-- Begin Dataset extract --

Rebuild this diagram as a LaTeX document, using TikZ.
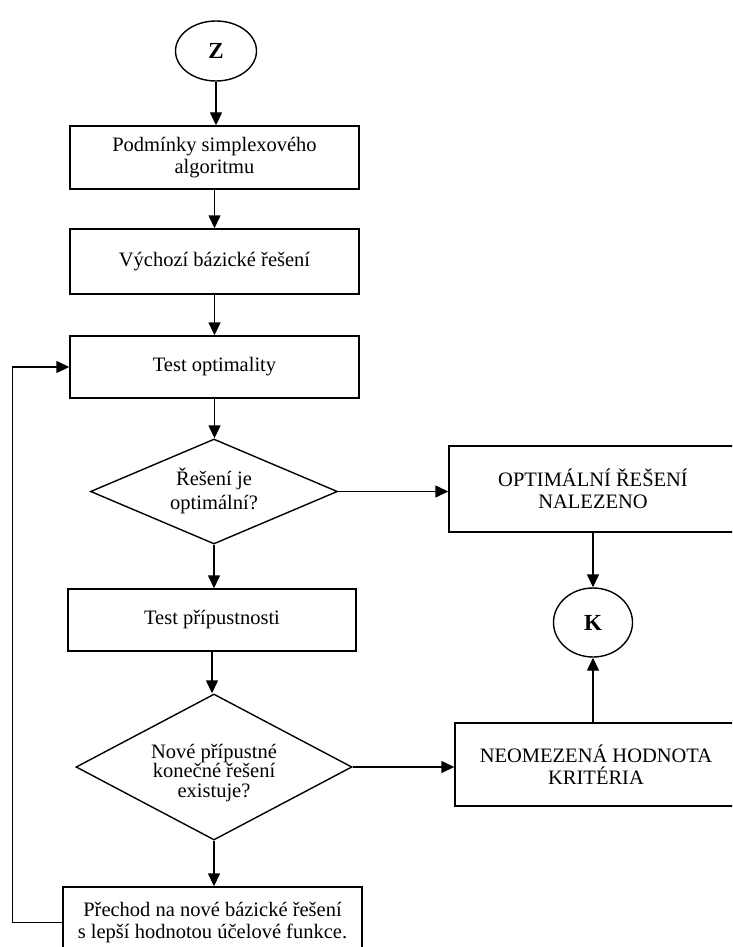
\documentclass[tikz,border=0pt]{standalone}
\usepackage{fontspec}
\setmainfont{Liberation Serif}
\usetikzlibrary{shapes.geometric,arrows.meta}
\begin{document}
\begin{tikzpicture}[x=1pt,y=-1pt,
  every node/.style={font=\fontsize{20.5}{22.5}\selectfont, align=center, inner sep=0pt},
  box/.style={draw, rectangle, line width=1.4pt},
  dia/.style={draw, diamond, line width=1.4pt},
  term/.style={draw, ellipse, line width=1.4pt, font=\fontsize{23}{26}\selectfont\bfseries},
  arr/.style={line width=1.4pt, -{Triangle[length=13pt,width=12pt]}},
  ln/.style={line width=1.4pt}]
\clip (0,0) rectangle (732,947);
\fill[white] (0,0) rectangle (732,947);

\node[term, minimum width=81pt, minimum height=60pt] (Z) at (216,51) {Z};
\node[box, minimum width=289pt, minimum height=63pt] (b1) at (214.5,157.5) {Podmínky simplexového\\algoritmu};
\node[box, minimum width=289pt, minimum height=65pt] (b2) at (214.5,261.5) {Výchozí bázické řešení};
\node[box, minimum width=289pt, minimum height=62pt] (b3) at (214.5,367) {Test optimality};
\node[dia, minimum width=247pt, minimum height=105pt] (d1) at (214,491.5) {};
\node[font=\fontsize{20.5}{24}\selectfont] (d1t) at (214,490.5) {Řešení je\\optimální?};
\node[box, minimum width=288pt, minimum height=62pt] (b4) at (212,620) {Test přípustnosti};
\node[dia, minimum width=276pt, minimum height=146pt] (d2) at (214,767) {};
\node[font=\fontsize{20.5}{19.5}\selectfont] (d2t) at (214,773) {Nové přípustné\\konečné řešení\\existuje?};
\node[box, minimum width=299pt, minimum height=71pt, font=\fontsize{20.5}{21.5}\selectfont] (b5) at (212.5,922.5) {Přechod na nové bázické řešení\\s lepší hodnotou účelové funkce.};
\node[box, minimum width=288pt, minimum height=86pt] (opt) at (593,489) {OPTIMÁLNÍ ŘEŠENÍ\\NALEZENO};
\node[term, minimum width=79pt, minimum height=69pt] (K) at (593,622.5) {K};
\node[box, minimum width=282pt, minimum height=83pt] (neo) at (596,764.5) {NEOMEZENÁ HODNOTA\\KRITÉRIA};

\draw[arr] (Z.south) -- (Z.south |- b1.north);
\draw[arr] (b1.south) -- (b1.south |- b2.north);
\draw[arr] (b2.south) -- (b2.south |- b3.north);
\draw[arr] (b3.south) -- (b3.south |- d1.north);
\draw[arr] (d1.south) -- (d1.south |- b4.north);
\draw[arr] (b4.south) -- (b4.south |- d2.north);
\draw[arr] (d2.south) -- (d2.south |- b5.north);
\draw[arr] (d1.east) -- (d1.east -| opt.west);
\draw[arr] (d2.east) -- (d2.east -| neo.west);
\draw[arr] (opt.south -| K) -- (K.north);
\draw[arr] (neo.north -| K) -- (K.south);
\draw[arr] (b5.west) -- ++(-50,0) |- (b3.west);
\end{tikzpicture}
\end{document}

-- End Dataset extract --

**Aim:**
Repeat the lines above exactly, and keep every picture out.

**Result of the exercise:**
Rebuild this diagram as a LaTeX document, using TikZ.
\documentclass[tikz,border=0pt]{standalone}
\usepackage{fontspec}
\setmainfont{Liberation Serif}
\usetikzlibrary{shapes.geometric,arrows.meta}
\begin{document}
\begin{tikzpicture}[x=1pt,y=-1pt,
  every node/.style={font=\fontsize{20.5}{22.5}\selectfont, align=center, inner sep=0pt},
  box/.style={draw, rectangle, line width=1.4pt},
  dia/.style={draw, diamond, line width=1.4pt},
  term/.style={draw, ellipse, line width=1.4pt, font=\fontsize{23}{26}\selectfont\bfseries},
  arr/.style={line width=1.4pt, -{Triangle[length=13pt,width=12pt]}},
  ln/.style={line width=1.4pt}]
\clip (0,0) rectangle (732,947);
\fill[white] (0,0) rectangle (732,947);

\node[term, minimum width=81pt, minimum height=60pt] (Z) at (216,51) {Z};
\node[box, minimum width=289pt, minimum height=63pt] (b1) at (214.5,157.5) {Podmínky simplexového\\algoritmu};
\node[box, minimum width=289pt, minimum height=65pt] (b2) at (214.5,261.5) {Výchozí bázické řešení};
\node[box, minimum width=289pt, minimum height=62pt] (b3) at (214.5,367) {Test optimality};
\node[dia, minimum width=247pt, minimum height=105pt] (d1) at (214,491.5) {};
\node[font=\fontsize{20.5}{24}\selectfont] (d1t) at (214,490.5) {Řešení je\\optimální?};
\node[box, minimum width=288pt, minimum height=62pt] (b4) at (212,620) {Test přípustnosti};
\node[dia, minimum width=276pt, minimum height=146pt] (d2) at (214,767) {};
\node[font=\fontsize{20.5}{19.5}\selectfont] (d2t) at (214,773) {Nové přípustné\\konečné řešení\\existuje?};
\node[box, minimum width=299pt, minimum height=71pt, font=\fontsize{20.5}{21.5}\selectfont] (b5) at (212.5,922.5) {Přechod na nové bázické řešení\\s lepší hodnotou účelové funkce.};
\node[box, minimum width=288pt, minimum height=86pt] (opt) at (593,489) {OPTIMÁLNÍ ŘEŠENÍ\\NALEZENO};
\node[term, minimum width=79pt, minimum height=69pt] (K) at (593,622.5) {K};
\node[box, minimum width=282pt, minimum height=83pt] (neo) at (596,764.5) {NEOMEZENÁ HODNOTA\\KRITÉRIA};

\draw[arr] (Z.south) -- (Z.south |- b1.north);
\draw[arr] (b1.south) -- (b1.south |- b2.north);
\draw[arr] (b2.south) -- (b2.south |- b3.north);
\draw[arr] (b3.south) -- (b3.south |- d1.north);
\draw[arr] (d1.south) -- (d1.south |- b4.north);
\draw[arr] (b4.south) -- (b4.south |- d2.north);
\draw[arr] (d2.south) -- (d2.south |- b5.north);
\draw[arr] (d1.east) -- (d1.east -| opt.west);
\draw[arr] (d2.east) -- (d2.east -| neo.west);
\draw[arr] (opt.south -| K) -- (K.north);
\draw[arr] (neo.north -| K) -- (K.south);
\draw[arr] (b5.west) -- ++(-50,0) |- (b3.west);
\end{tikzpicture}
\end{document}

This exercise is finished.